Ernestine Hill’s book – first published in Australia and the United Kingdom as The Great Australian Loneliness (1937) – was perfect for readers seeking entertaining and informative stories about Australia’s remote regions. Written in Hill’s distinctive blend of journalism, romance and travelogue, the book resounds with enthusiasm about the potential for northern Australia. By turns boosterish, charming, girlish, and racially blinkered, it lovingly recreates the eccentric and remarkable lives of the white pioneers as they settled far northern Western Australia and the Northern Territory.

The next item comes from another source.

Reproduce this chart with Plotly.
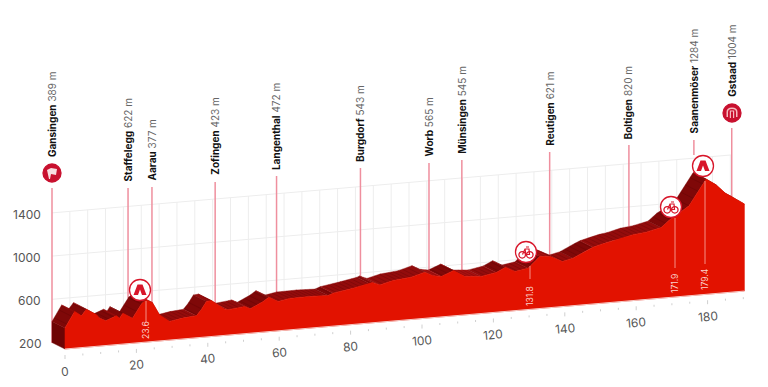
import numpy as np
import plotly.graph_objects as go

# ---------- data ----------
profile_km = [0, 2.7, 4.6, 6, 8.8, 9.7, 11.4, 14.4, 15.3, 16.2, 18.9, 21.5, 22.8, 24.5, 26.5, 29.3, 33, 36.8, 38.2, 39.6, 41,
              44.7, 45.7, 49.4, 50.3, 51.9, 55.5, 57.1, 59.7, 62.9, 68.5, 73.7, 75.1, 80.7, 85.4, 86.1, 88.2, 91.9,
              97, 100.8, 103.1, 105.4, 108.9, 112, 116.6, 120.8, 123.4, 126, 129.7, 133, 136, 139.3, 142.3, 146.5,
              147.9, 150.7, 153.3, 155.4, 159.1, 162.8, 167, 169.4, 170.8, 174.8, 179.6, 182.4, 184.9, 186.9, 190.3]
profile_m = [395, 540, 494, 552, 492, 457, 429, 467, 442, 486, 431, 560, 590, 560, 440, 372, 393, 404, 458, 528, 533,
             443, 434, 448, 452, 426, 483, 519, 471, 490, 493, 487, 505, 535, 563, 573, 545, 575,
             592, 627, 587, 574, 619, 556, 543, 568, 609, 562, 582, 681, 672, 617, 640, 706,
             726, 749, 769, 779, 809, 823, 854, 919, 945, 1033, 1267, 1205, 1123, 1080, 1006]

place_names = ["Gansingen", "Staffelegg", "Aarau", "Zofingen", "Langenthal", "Burgdorf", "Worb", "Münsingen",
               "Reutigen", "Boltigen", "Saanenmöser", "Gstaad"]
place_alt = [389, 622, 377, 423, 472, 543, 565, 545, 621, 820, 1284, 1004]
place_km = [0, 21.3, 28, 45.7, 62.9, 86.4, 105.6, 114.8, 139.4, 161.6, 179.8, 190.4]

km_ticks = [0, 20, 40, 60, 80, 100, 120, 140, 160, 180]
alt_ticks = [200, 600, 1000, 1400]
callout_km = [23.6, 131.8, 171.9, 179.4]

# ---------- layout constants (pixels) ----------
W, H = 768, 387
X0, Y0, PX_KM, PX_M, SHEAR = 65, 349, 3.57, 0.108, 0.3045
BX, BY = -13, -6.5
pole_top = [188, 188, 187, 182, 176, 168, 163, 160, 152, 145, 140, 128]
pole_bottom_px = [343, None, None, None, None, None, None, None, None, None, 155, None]
label_bottom = [159, 184, 182, 177, 172, 164, 158, 156, 148, 141, 135, 99]

S = (SHEAR / PX_M)
def fx(km): return np.asarray(km, float)
def fy(km, m): return np.asarray(m, float) + S * np.asarray(km, float)
def bx(km): return fx(km) + BX / PX_KM
def by(km, m): return fy(km, m) - BY / PX_M
def X(px): return (px - X0) / PX_KM
def Y(py): return 200 + (Y0 - py) / PX_M

km = np.array(profile_km, float)
m = np.array(profile_m, float)
end = km[-1]
GREY = "#ededed"
fig = go.Figure()

def lines(segs, color, width):
    xs, ys = [], []
    for (a, b), (c, d) in segs:
        xs += [float(a), float(c), None]; ys += [float(b), float(d), None]
    fig.add_trace(go.Scatter(x=xs, y=ys, mode="lines", line=dict(color=color, width=width), hoverinfo="skip", showlegend=False))

# back-wall grid
grid = []
for k in np.arange(5, 191, 5):
    grid.append(((bx(k), by(k, 200)), (bx(k), by(k, 1400))))
for a in alt_ticks[1:]:
    grid.append(((bx(0), by(0, a)), (bx(end), by(end, a))))
lines(grid, GREY, 1)

# floor ticks
minor, major = [], []
for k in np.arange(0, 191, 5):
    off = 6 / PX_M
    ln = (10 if k % 20 == 0 else 8) / PX_M
    (major if k % 20 == 0 else minor).append(((fx(k), fy(k, 200) - off), (fx(k), fy(k, 200) - ln)))
lines(minor + major, "#cfcfcf", 1)

# poles
pk = np.array(place_km, float)
pm = np.interp(pk, km, m)
for i in range(len(pk)):
    yb = Y(pole_bottom_px[i]) if pole_bottom_px[i] else by(pk[i], pm[i])
    lines([((bx(pk[i]), Y(pole_top[i])), (bx(pk[i]), yb))], "#ef8f9e", 1.5)

# side face
fig.add_trace(go.Scatter(x=[float(v) for v in (bx(0), bx(0), fx(0), fx(0), bx(0))],
                         y=[float(v) for v in (by(0, 200), by(0, m[0]), fy(0, m[0]), fy(0, 200), by(0, 200))],
                         fill="toself", mode="lines", line=dict(color="#6e0404", width=0.5),
                         fillcolor="#6e0404", hoverinfo="skip", showlegend=False))

# extruded band, shaded by slope
shades = {"up": "#7f0808", "mild": "#930c0c", "down": "#a81111"}
groups = {k_: ([], []) for k_ in shades}
for i in range(len(km) - 1):
    g = (m[i + 1] - m[i]) / (km[i + 1] - km[i])
    key = "down" if g < -2 else ("up" if g > 12 else "mild")
    xs = [bx(km[i]), bx(km[i + 1]), fx(km[i + 1]), fx(km[i]), bx(km[i])]
    ys = [by(km[i], m[i]), by(km[i + 1], m[i + 1]), fy(km[i + 1], m[i + 1]), fy(km[i], m[i]), by(km[i], m[i])]
    groups[key][0].extend([float(v) for v in xs] + [None]); groups[key][1].extend([float(v) for v in ys] + [None])
for key, (xs, ys) in groups.items():
    fig.add_trace(go.Scatter(x=xs, y=ys, mode="lines", fill="toself", fillcolor=shades[key],
                             line=dict(color=shades[key], width=0.4), hoverinfo="skip", showlegend=False))

# band striping
stripe = []
for k in np.arange(0.6, end, 1.3):
    e = np.interp(k, km, m)
    stripe.append(((bx(k), by(k, e)), (fx(k), fy(k, e))))
lines(stripe, "rgba(70,0,0,0.28)", 0.8)

# front face
fxs = np.concatenate([[km[0]], km, [km[-1]], [km[0]]])
fys = np.concatenate([[fy(km[0], 200)], fy(km, m), [fy(km[-1], 200)], [fy(km[0], 200)]])
fig.add_trace(go.Scatter(x=fxs.tolist(), y=fys.tolist(), mode="lines", fill="toself", fillcolor="#e21200",
                         line=dict(color="#e21200", width=0.6), hoverinfo="skip", showlegend=False))
lines([((fx(0), fy(0, 200)), (fx(end), fy(end, 200)))], "#f7c9c4", 1)

# callouts in the front face
call_x = [146, 530, 675, 705]
call_top = [301, 266, 218, 181]
call_bot = [322, 279, 268, 264]
call_mid = [330, 296, 284, 280]
for i, c in enumerate(callout_km):
    lines([((X(call_x[i]), Y(call_top[i])), (X(call_x[i]), Y(call_bot[i])))], "#f58f86", 1)

annos = []
for i, c in enumerate(callout_km):
    annos.append(dict(x=X(call_x[i]), y=Y(call_mid[i]), text=f"{c}", textangle=-90, showarrow=False,
                      font=dict(family="Inter", size=8.5, color="#fbd2cc"), xanchor="center", yanchor="middle"))

# axis text
for a, py in zip(alt_ticks, [343, 300, 257, 214]):
    annos.append(dict(x=X(43), y=Y(py), text=str(a), showarrow=False, xanchor="right", yanchor="middle",
                      font=dict(family="Inter", size=12, color="#555")))
for k in km_ticks:
    annos.append(dict(x=float(fx(k)), y=float(fy(k, 200) - 22 / PX_M), text=str(k), textangle=-5, showarrow=False,
                      xanchor="center", yanchor="middle", font=dict(family="Inter", size=12, color="#555")))
for i, n in enumerate(place_names):
    annos.append(dict(x=float(bx(pk[i])), y=Y(label_bottom[i]), text=f"<b>{n}</b> <span style='color:#666'>{place_alt[i]} m</span>",
                      textangle=-90, showarrow=False, xanchor="center", yanchor="bottom",
                      font=dict(family="Inter", size=10, color="#111")))

# round markers
RED = "#c8102e"
def dot(px, py, size, fill, line=None, sym="circle"):
    fig.add_trace(go.Scatter(x=[X(px)], y=[Y(py)], mode="markers", hoverinfo="skip", showlegend=False,
                             marker=dict(size=size, color=fill, symbol=sym, line=dict(color=line or fill, width=1.3))))
dot(52, 173, 18, RED)
dot(732, 113, 18, RED)
for px, py in [(140, 290), (526, 252), (671, 207), (703, 166)]:
    dot(px, py, 21, "white", "#d8162a")

shapes = []
def icon(px, py, path, fill="#d8162a", stroke=None, lw=0):
    shapes.append(dict(type="path", xsizemode="pixel", ysizemode="pixel", xanchor=X(px), yanchor=Y(py), path=path,
                       fillcolor=fill, line=dict(color=stroke or fill, width=lw), layer="above"))
# mountain icon
for px, py in [(140, 290), (703, 166)]:
    icon(px, py, "M-6.5,-5 L-2.5,5.5 L2.5,5.5 L6.5,-5 L2,-5 L0,0.5 L-2,-5 Z")
# bike icon
for px, py in [(526, 252), (671, 207)]:
    icon(px, py, "M-3.5,-2.5 L-1,3 L3,3 L3.5,-2.5 L0,-2.5 L-1,3 M0,5 L3,5", fill="rgba(0,0,0,0)", stroke="#d8162a", lw=1.2)
    dot(px - 3.8, py + 2.8, 6.5, "white", "#d8162a", "circle")
    dot(px + 3.8, py + 2.8, 6.5, "white", "#d8162a", "circle")
# start flag
icon(52, 173, "M-2,-6 L-3,-6 L-5,3 L-1,5 L5,4 L4,-2 L-1,-1 Z", fill="#f7dde0")
# finish arch
icon(732, 113, "M-5.5,-4 L-5.5,1 Q-5.5,5.5 0,5.5 Q5.5,5.5 5.5,1 L5.5,-4 L4,-4 L4,1 Q4,4 0,4 Q-4,4 -4,1 L-4,-4 Z", fill="#f6b9bd")
icon(732, 113, "M-2.2,-5 L-2.2,2.5 L2.2,2.5 L2.2,-5 L1,-5 L1,1.5 L-1,1.5 L-1,-5 Z", fill="#f6b9bd")

fig.update_layout(width=W, height=H, margin=dict(l=0, r=0, t=0, b=0), paper_bgcolor="white", plot_bgcolor="white",
                  showlegend=False, annotations=annos, shapes=shapes,
                  xaxis=dict(range=[X(0), X(W)], visible=False, fixedrange=True),
                  yaxis=dict(range=[Y(H), Y(0)], visible=False, fixedrange=True))
fig.write_html("out.html", config={"displayModeBar": False},
               post_script="document.body.style.margin='0';document.documentElement.style.overflow='hidden';")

What was needed, Hill writes, were “people, people, people” to populate this vast region. The “crying necessity” of the Territory was “more white women, who will share the lives of their own white men... and rear children who understand and love the country for its own sake.” Hill reported with unease on the rich multicultural societies she found in remote Australia, where the white population was needed to hold at bay what she saw as a threatening mixed race populace. It was only the white Australians who could prevent the north from slipping back into “a haunted, homeless loneliness.” Yet exotic pearlers, gold miners, “bearded young stockmen with sombrero hats and concertina leggings; Chinese women in green silk tunic and pantaloons; Malayans, turbaned Afghans, and myalls from central deserts or the swamps of Arnhem Land,” fill her pages, proving that the region was already full of people – even if Hill did not consider them all to be ideal.
Hill’s vision of a white Australia was common in the 1930s and, though rarely complimentary to Aboriginal, Chinese, Malay, or Afghan Australians, she nevertheless captured vignettes of their lives that brought those communities alive in the minds of her readers. So too are the landscape, the flora and fauna, and the harsh beauties of the region lushly and lovingly rendered.

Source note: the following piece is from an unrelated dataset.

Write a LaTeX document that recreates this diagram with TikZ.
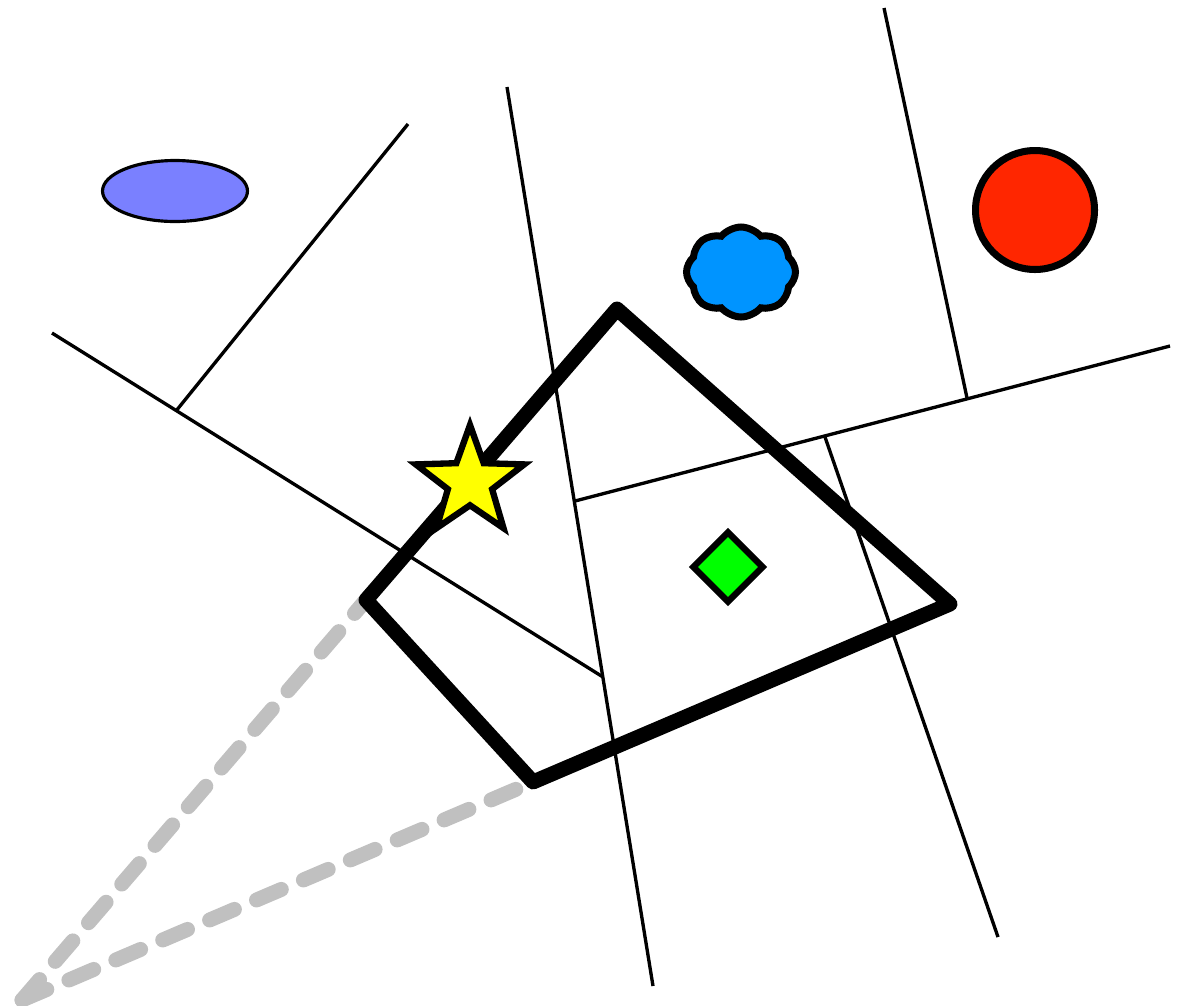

Hill was a professional journalist and travel writer of considerable proficiency. Born in Rockhampton, Queensland in 1899, she moved to Sydney in 1919. Initially working as a secretary to J.F. Archibald, the legendary Bulletin editor now serving as literary editor of Smith’s Weekly, Hill effectively wrote her way out of the secretarial pool and into the burgeoning publishing world of Australian newspapers and magazines. She eventually graduated to an editorial role at Smith’s Weekly, and from the 1930s until her death in 1972 she pursued her writing career as she constantly travelled the remote regions of the continent.
Hill was a regular contributor not only to newspapers but also to widely read magazines such as Walkabout. In many ways her writing was perfectly suited to Walkabout, which shared her enthusiasm for remote Australia. As Charles Lloyd Jones from the Australian National Travel Association declared in the inaugural 1934 edition, “in publishing ‘Walkabout,’ we have embarked on an educational crusade which will enable Australians and the people of other lands to learn more of the romantic Australia that exists beyond the cities and the enchanted South Sea Islands and New Zealand.”

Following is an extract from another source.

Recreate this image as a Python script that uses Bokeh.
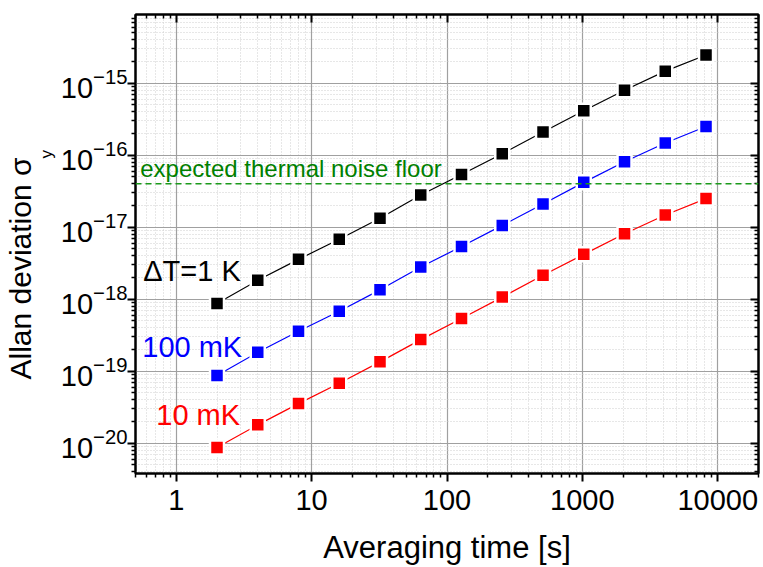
from bokeh.plotting import figure
from bokeh.models import (LogAxis, FixedTicker, LogTickFormatter, NumeralTickFormatter,
                          CustomJSTickFormatter, Label, Span, Title)
from bokeh.embed import file_html
from bokeh.resources import INLINE

# ---- data ----
tau = [2, 4, 8, 16, 32, 64, 128, 256, 512, 1024, 2048, 4096, 8192]
sigma_1K = [8.7e-19, 1.83e-18, 3.58e-18, 6.8e-18, 1.33e-17, 2.8e-17, 5.4e-17,
            1.05e-16, 2.1e-16, 4.15e-16, 8.0e-16, 1.47e-15, 2.47e-15]
sigma_100mK = [8.7e-20, 1.83e-19, 3.6e-19, 6.8e-19, 1.35e-18, 2.8e-18, 5.4e-18,
               1.06e-17, 2.1e-17, 4.2e-17, 8.1e-17, 1.48e-16, 2.5e-16]
sigma_10mK = [8.7e-21, 1.8e-20, 3.55e-20, 6.8e-20, 1.35e-19, 2.75e-19, 5.4e-19,
              1.07e-18, 2.15e-18, 4.2e-18, 8.1e-18, 1.48e-17, 2.5e-17]
noise_floor = 4.0e-17

x_ticks = [1, 10, 100, 1000, 10000]
y_ticks = [1e-20, 1e-19, 1e-18, 1e-17, 1e-16, 1e-15]

FONT = "Liberation Sans"

x_minor = [k * 10.0 ** e for e in range(-1, 5) for k in range(2, 10)]
y_minor = [k * 10.0 ** e for e in range(-22, -14) for k in range(2, 10)]

p = figure(width=763, height=567, x_axis_type="log", y_axis_type="log",
           x_range=(0.5, 20000), y_range=(3.8e-21, 9e-15),
           output_backend="svg", toolbar_location=None,
           min_border_left=135, min_border_right=5, min_border_top=14,
           min_border_bottom=93)
p.outline_line_color = "black"
p.outline_line_width = 2
p.background_fill_color = "white"
p.border_fill_color = "white"

xt = FixedTicker(ticks=x_ticks, minor_ticks=x_minor)
yt = FixedTicker(ticks=y_ticks, minor_ticks=y_minor)

xa = p.xaxis[0]
xa.ticker = xt
xa.formatter = NumeralTickFormatter(format="0")
ya = p.yaxis[0]
ya.ticker = yt
ya.formatter = LogTickFormatter()

for ax in (xa, ya):
    ax.axis_line_width = 2
    ax.axis_line_color = "black"
    ax.major_tick_line_width = 2
    ax.minor_tick_line_width = 1.5
    ax.major_tick_out = 8
    ax.major_tick_in = 0
    ax.minor_tick_out = 4
    ax.minor_tick_in = 0
    ax.major_label_text_font = FONT
    ax.major_label_text_font_size = "29px"
    ax.major_label_text_color = "black"
    ax.axis_label_text_font = FONT
    ax.axis_label_text_font_size = "31px"
    ax.axis_label_text_font_style = "normal"
    ax.axis_label_text_color = "black"

xa.axis_label = "Averaging time [s]"
xa.major_label_standoff = 8
ya.major_label_standoff = 0
xa.axis_label_standoff = 17

blank = CustomJSTickFormatter(code="return ''")
for ticker, loc in ((xt, "above"), (yt, "right")):
    ax = LogAxis(ticker=ticker, formatter=blank, major_label_text_font_size="2px",
                 major_label_standoff=0, axis_line_width=2,
                 major_tick_line_width=2, minor_tick_line_width=1.5,
                 major_tick_in=8, major_tick_out=0, minor_tick_in=4, minor_tick_out=0)
    p.add_layout(ax, loc)

for g, t in ((p.xgrid, xt), (p.ygrid, yt)):
    g.ticker = t
    g.grid_line_color = "#a0a0a0"
    g.grid_line_width = 1.2
    g.minor_grid_line_color = "#cfcfcf"
    g.minor_grid_line_dash = "1 2"
    g.minor_grid_line_width = 1

# noise floor
p.add_layout(Span(location=noise_floor, dimension="width", line_color="#1a9a1a",
                  line_dash="6 4", line_width=1.5))

for ys, c in ((sigma_1K, "black"), (sigma_100mK, "blue"), (sigma_10mK, "red")):
    p.line(tau, ys, line_color=c, line_width=1.2)
    p.scatter(tau, ys, marker="square", size=14, fill_color=c,
              line_color="white", line_width=2.5)

labels = [
    ("expected thermal noise floor", 0.542, 6.5e-17, "24px", "#008000"),
    ("ΔT=1 K", 0.57, 2.5e-18, "29px", "black"),
    ("100 mK", 0.561, 2.15e-19, "29px", "blue"),
    ("10 mK", 0.712, 2.45e-20, "29px", "red"),
]
for txt, x, y, fs, col in labels:
    p.add_layout(Label(x=x, y=y, text=txt, text_font=FONT, text_font_size=fs,
                       text_color=col, text_baseline="alphabetic"))

# y-axis title with subscript, as side-panel titles
sub = Title(text="y", align="left", offset=315, standoff=0, vertical_align="top",
            text_font=FONT, text_font_size="17px", text_font_style="normal",
            text_color="black")
main = Title(text="Allan deviation σ", align="left", offset=94, standoff=0,
             vertical_align="bottom", text_font=FONT, text_font_size="30px",
             text_font_style="normal", text_color="black")
p.add_layout(sub, "left")
p.add_layout(main, "left")

open("out.html", "w").write(file_html(p, INLINE))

Not only was Walkabout’s remit ideal for the travelling non-fiction writer, but it paid well, and the magazine was widely read. By building a loyal readership through this kind of syndicated publication, Hill became extraordinarily popular. Readers could follow her dispatches following “In the Wake of the Willy-Willies” across the coast into Broome in Walkabout in November 1935, and later find a longer version of the story, more permanently packaged, in The Great Australian Loneliness.
A raft of other Australian writers joined Hill in writing for the new magazines that blossomed from the 1930s onwards. In Walkabout, Art in Australia, and Man, among others, writers such as Ion Idriess, Frank Clune, and J.K. Ewers gripped the reading public’s attention with tales of Australia’s wild and remote locations and the Pacific region. Writing journalistically with a flair for narrative and description, they appealed to an audience of eager readers who were curious about their world, yet who might not have read the more “literary” end of Australian writing. So while Miles Franklin, Katharine Susannah Prichard and Christina Stead were writing the books that would end up on the university English syllabus, Hill and these other professional writers were producing the books and articles that found their way into the homes of the rapidly expanding suburbs from the 1930s on. My own plastic-covered copies belonged to my great-grandparents and grandparents, and have neat pencil ticks in the margins of Frank Clune’s Journey to Kosciusko (1964) recording the travels of Mrs Ivy Norma Tickle as she dutifully followed Clune’s travels through the Snowy Mountains.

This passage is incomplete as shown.